On Jan. 23, the Federal Energy Regulatory Commission released its environmental impact statement, which essentially called the impacts minimal, giving approval to the project.

“There are so many things that they chose to ignore,” Klein said, citing that one point she is most concerned about is that methane is an extremely powerful global greenhouse gas, more capable of trapping heat in the Earth’s atmosphere than carbon dioxide.

“They ignored that completely, quite simply, because they don’t believe it’s in their mandate,” Klein said. “Methane is [also] an air pollutant. That is within their purview, and they are just ignoring it, like it doesn’t exist. There’s this pretense that we don’t know the science. It’s carte blanche for climate catastrophe.”

A meeting on Feb. 11. (6 p.m. at Farmington High School) will include a presentation by representatives from Kinder Morgan.

“These open house meetings are when the pipeline people really just wants to schmooze with people,” Klein said. “People can talk to them, but there isn’t an opportunity to give formal comment.”
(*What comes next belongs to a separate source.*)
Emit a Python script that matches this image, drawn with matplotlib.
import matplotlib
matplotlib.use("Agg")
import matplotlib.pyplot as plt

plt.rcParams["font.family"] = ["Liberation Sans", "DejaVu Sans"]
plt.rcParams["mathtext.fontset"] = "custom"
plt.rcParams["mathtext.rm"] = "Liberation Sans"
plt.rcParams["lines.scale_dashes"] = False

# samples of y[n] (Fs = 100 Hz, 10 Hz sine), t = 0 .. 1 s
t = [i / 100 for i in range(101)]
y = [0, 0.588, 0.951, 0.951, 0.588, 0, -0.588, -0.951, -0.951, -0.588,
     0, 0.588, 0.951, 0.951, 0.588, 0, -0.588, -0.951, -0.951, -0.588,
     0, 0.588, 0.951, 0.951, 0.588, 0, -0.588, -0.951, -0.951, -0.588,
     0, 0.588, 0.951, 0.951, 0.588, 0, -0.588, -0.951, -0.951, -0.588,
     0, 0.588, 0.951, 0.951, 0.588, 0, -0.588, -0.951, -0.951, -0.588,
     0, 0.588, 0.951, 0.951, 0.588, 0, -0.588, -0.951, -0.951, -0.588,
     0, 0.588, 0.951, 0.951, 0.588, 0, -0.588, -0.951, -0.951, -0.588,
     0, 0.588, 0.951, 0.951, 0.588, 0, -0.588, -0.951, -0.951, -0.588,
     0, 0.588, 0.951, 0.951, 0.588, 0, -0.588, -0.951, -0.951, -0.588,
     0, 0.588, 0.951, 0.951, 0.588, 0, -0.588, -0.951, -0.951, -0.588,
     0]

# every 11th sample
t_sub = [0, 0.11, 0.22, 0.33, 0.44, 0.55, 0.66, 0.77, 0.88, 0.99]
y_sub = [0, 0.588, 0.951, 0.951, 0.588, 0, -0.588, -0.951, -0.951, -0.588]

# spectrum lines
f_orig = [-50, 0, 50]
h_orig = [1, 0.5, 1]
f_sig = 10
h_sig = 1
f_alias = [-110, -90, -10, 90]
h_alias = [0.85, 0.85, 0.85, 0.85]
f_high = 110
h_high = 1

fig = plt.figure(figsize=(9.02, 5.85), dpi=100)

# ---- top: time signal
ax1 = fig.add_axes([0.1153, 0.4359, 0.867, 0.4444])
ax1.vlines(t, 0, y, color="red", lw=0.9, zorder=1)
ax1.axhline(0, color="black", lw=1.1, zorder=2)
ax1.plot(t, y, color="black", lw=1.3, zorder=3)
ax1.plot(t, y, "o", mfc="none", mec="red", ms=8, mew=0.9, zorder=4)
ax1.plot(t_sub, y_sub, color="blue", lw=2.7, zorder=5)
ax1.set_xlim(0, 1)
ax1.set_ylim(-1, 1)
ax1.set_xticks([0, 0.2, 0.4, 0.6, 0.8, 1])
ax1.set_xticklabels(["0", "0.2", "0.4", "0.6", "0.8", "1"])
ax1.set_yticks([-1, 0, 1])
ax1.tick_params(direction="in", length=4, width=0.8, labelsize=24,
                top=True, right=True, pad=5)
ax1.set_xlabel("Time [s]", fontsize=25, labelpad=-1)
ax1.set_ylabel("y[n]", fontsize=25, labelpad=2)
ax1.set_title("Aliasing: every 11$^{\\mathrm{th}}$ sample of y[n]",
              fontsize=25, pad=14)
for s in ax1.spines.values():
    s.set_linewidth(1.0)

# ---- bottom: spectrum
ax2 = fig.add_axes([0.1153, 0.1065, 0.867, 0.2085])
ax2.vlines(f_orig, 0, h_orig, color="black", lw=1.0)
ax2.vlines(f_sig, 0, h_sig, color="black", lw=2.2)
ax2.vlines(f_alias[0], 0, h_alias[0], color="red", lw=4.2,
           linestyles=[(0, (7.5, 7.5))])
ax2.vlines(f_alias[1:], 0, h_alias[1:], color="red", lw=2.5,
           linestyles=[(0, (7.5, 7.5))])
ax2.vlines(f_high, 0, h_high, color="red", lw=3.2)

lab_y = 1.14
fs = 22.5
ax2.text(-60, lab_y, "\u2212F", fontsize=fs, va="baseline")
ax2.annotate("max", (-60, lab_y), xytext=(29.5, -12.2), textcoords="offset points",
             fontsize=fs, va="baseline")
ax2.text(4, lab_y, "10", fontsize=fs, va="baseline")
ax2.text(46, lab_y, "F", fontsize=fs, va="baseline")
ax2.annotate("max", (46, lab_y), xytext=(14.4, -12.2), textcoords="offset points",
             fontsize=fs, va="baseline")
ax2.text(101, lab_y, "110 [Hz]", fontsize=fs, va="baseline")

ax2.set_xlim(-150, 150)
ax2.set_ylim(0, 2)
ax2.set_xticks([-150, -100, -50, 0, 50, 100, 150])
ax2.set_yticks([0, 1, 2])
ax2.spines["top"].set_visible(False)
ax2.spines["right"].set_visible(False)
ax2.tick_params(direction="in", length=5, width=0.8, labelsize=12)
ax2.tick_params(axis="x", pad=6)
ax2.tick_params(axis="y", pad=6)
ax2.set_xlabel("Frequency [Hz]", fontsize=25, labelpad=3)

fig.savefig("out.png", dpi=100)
Another meeting, and educational form run by the Sierra Club, will take place Feb. 18 (originally scheduled for Jan. 28, but postponed due to the snowstorm) at the Stafford Public Library, in conjunction with the Stafford Citizens Coalition.
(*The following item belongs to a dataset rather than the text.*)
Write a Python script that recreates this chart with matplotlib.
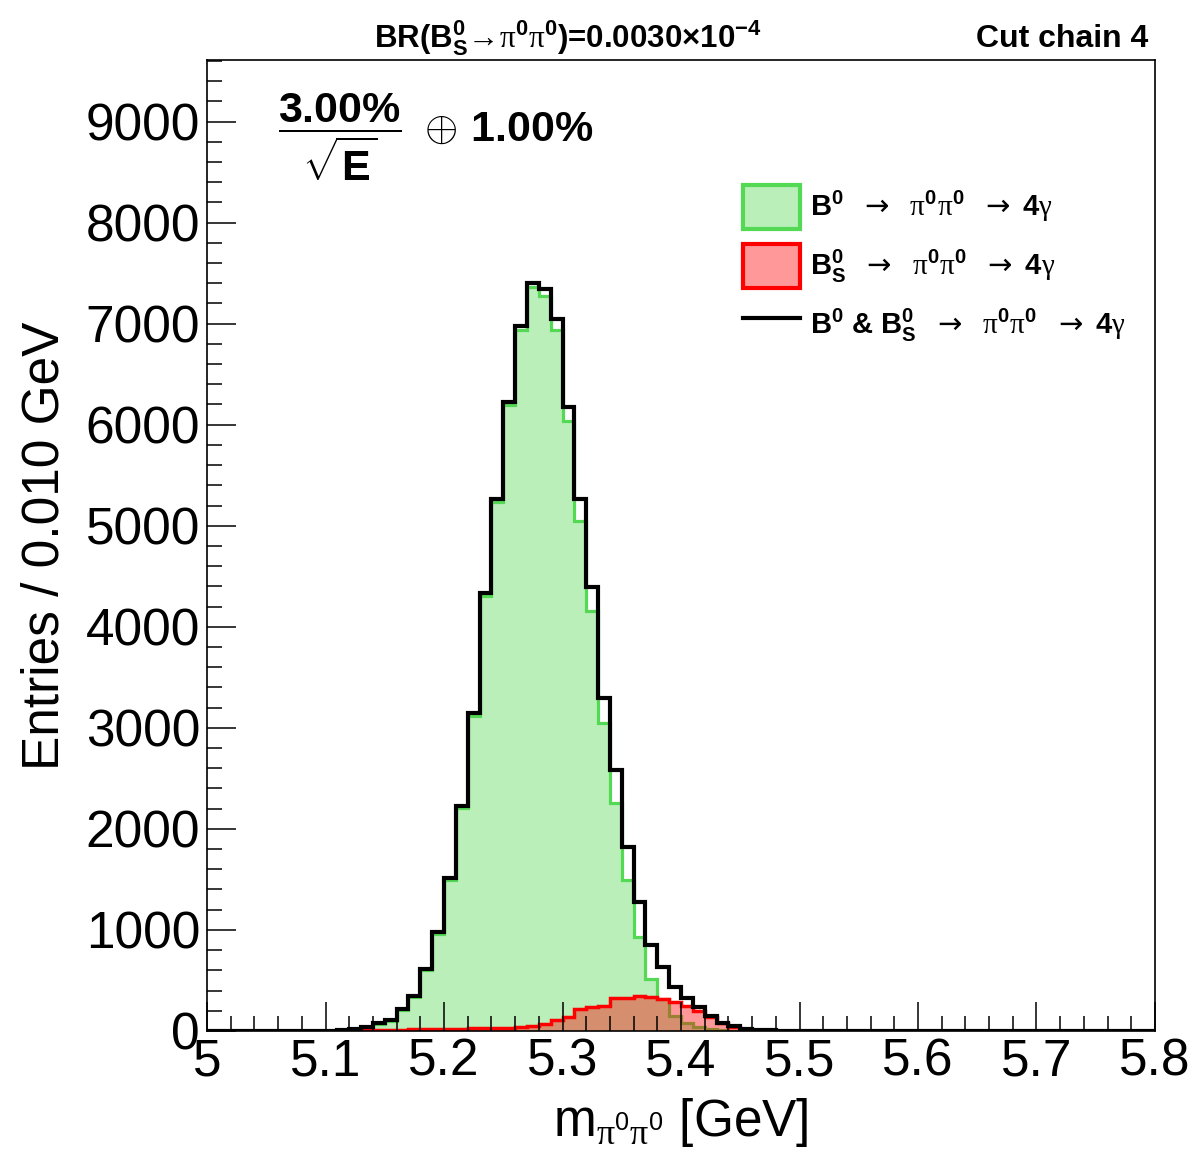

“They are a local group that is concerned about the pipeline, and trying to engage local politicians,” Klein said.

Local actions, Klein said, are what will keep the pipelines from growing, as well as steering the government and corporations toward more renewable and sustainable energy.

“The politicians have to follow the people,” she said. “The more people hear about it, the more they are against it.”

In Massachusetts, the town of Deerfield’s Board of Health passed a decision to ban a pipeline of Kinder Morgan’s to pass through any part of that town. The decision is being challenged by the gas company, citing that any town’s decision would be nullified by the federal Natural Gas Act, which grand the FERC the authority to regulate pipelines. Klein said that legal battle may set precedent for how local municipalities can block pipeline projects. The town of Wilmington, also in Massachusetts, has enacted similar ordinances, based on the pipeline’s potential contamination of the water supply there.

“These kinds of bans and ordinances are similar to the kinds of bans in New York,” Klein said. “Those have proven to be durable in court, so there’s precedent.”

Could earthquakes, like those recently experienced in the Plainfield area (about 10 miles south of the Algonquin pipeline), have any effect on it?

Klein said she has asked scientists the same question, and (as with the cause itself of the eastern Connecticut quakes) there isn’t a clear answer.

“That is the problem,” she said. “Once the high-pressure, large-diameter pipelines are built, we absolutely can’t say that an earthquake or tremor 10 miles north or south of there wouldn’t have any kind of an effect.”

Klein said the Sierra Club will continue to fight against the pipelines and expansions, and will continue its educational forums. A forum will also be held at a private residence in Granby on Feb. 16. There will also be a meeting in late February with several other activist groups from Connecticut and surrounding states, at which strategies going forward will be discussed.